So here is the song which I was so inspired to write in the Cathedral and had meant to finish a while back...although I am stuck on the last part of the chorus. I really don't know whether to put "Hallelujah, hallelujah, llelujah I am WHOLE or HOME??? I put 'whole' in just because it's what came to me first, which one do you think suits it best? help? 

Verse 1
I found Christ today and there he found me,
Sitting in the altar like a game of hide and seek,
I felt the weight I held removed from my soul,
I felt the doors to hell shudder as they closed.

Verse 2
I found Christ today and he took the time to stay,
He made me feel at home like I was welcome in my faith.
I found him in the bible then I found him in the seats,
I found him in the altar then I found him in me.

Chorus
Rising like the sun sitting on the mountain peak,
I struggled to understand but he understood me,
He lifted up my spirit, He lifted up my soul,
Hallelujah, hallelujah, llelujah I am whole.

Verse 3
I found Christ today, he washed away my stains,
He wiped away my tears, from within he wiped the pain.
He left a little scar to remind me I am his.
Then I bowed my head, then my brow he kissed.

Verse 4
I found Christ today, He sent me on the road
'Cos I shouldn't need these bricks to make me feel like I am home,
I shouldn't need the temple, I shouldn't need the stone,
I only needed him and only him alone.

Chorus
Rising like the sun sitting on the mountain peak,
I struggled to understand but he understood me,
He lifted up my spirit, He lifted up my soul,
Hallelujah, hallelujah, llelujah I am whole.
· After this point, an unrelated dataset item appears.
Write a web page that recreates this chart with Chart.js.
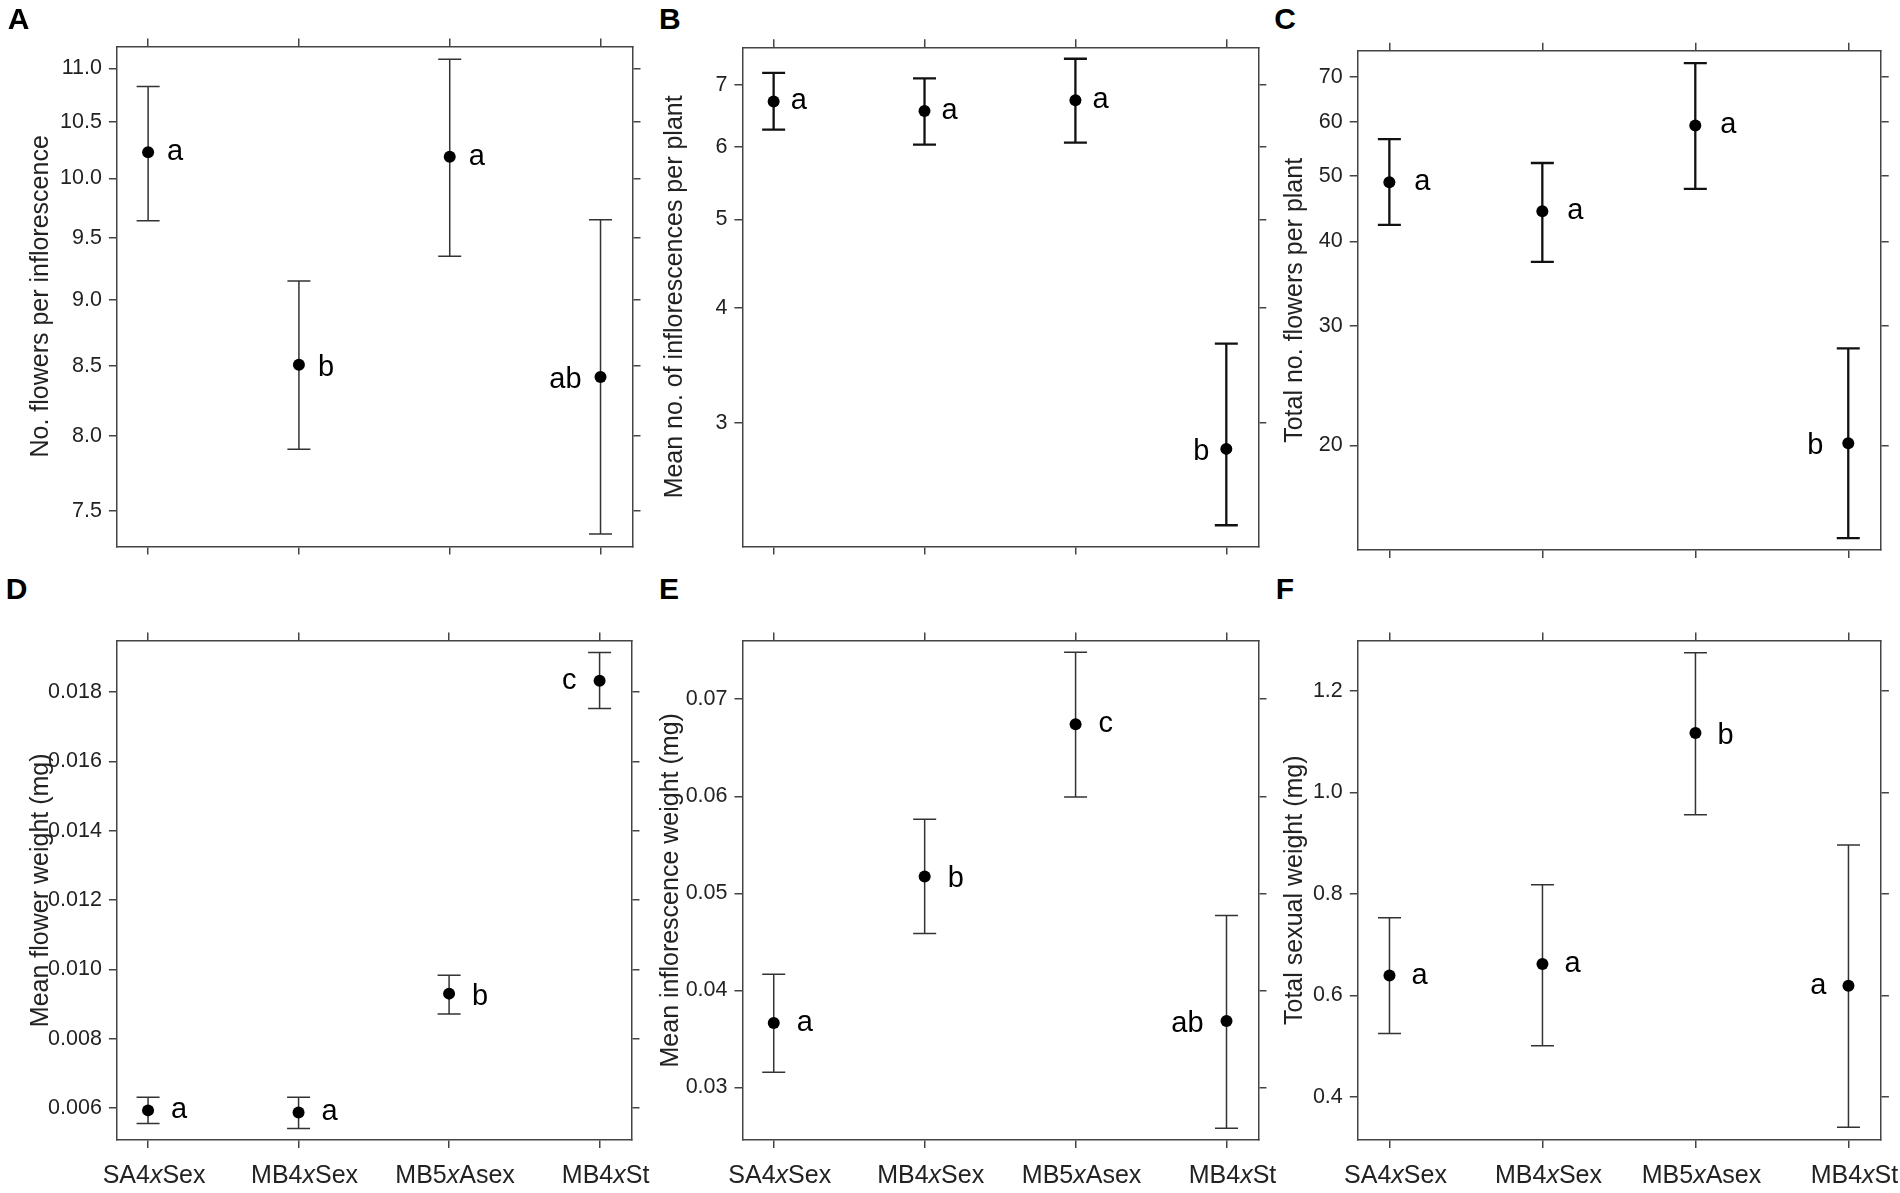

Hallelujah, hallelujah, llelujah I am whole.

Karl Smitherman 2012 ©

p.s. me and my amazing friend Jessamine Cera are working on a music video for my song 'Man of Kent' here is a little still from the video...


















And here is the lyric write up and work sheet in which the song 'I found Christ today' was written on...












Outtakes-

"I found Christ today needing him so tenderly, I was lost but now found, was bound but now free"

"The light shone through the windows and there unto me, and there I felt brand new again a child of thee"

"I found Christ today and there he found me, a boy with ruby lips, golden hair and now a soul set free"

"I felt like I was riding high, the whole world at my feet"

"And all at once The Lord came down and reached for my soul, now I've no fear of who I am and where I am to go, and all at once Jesus whispers soft and low and there I felt the comfort and the possibility to float"

What's strange is that any one of these lyrics could have altered the meaning and story behind the song...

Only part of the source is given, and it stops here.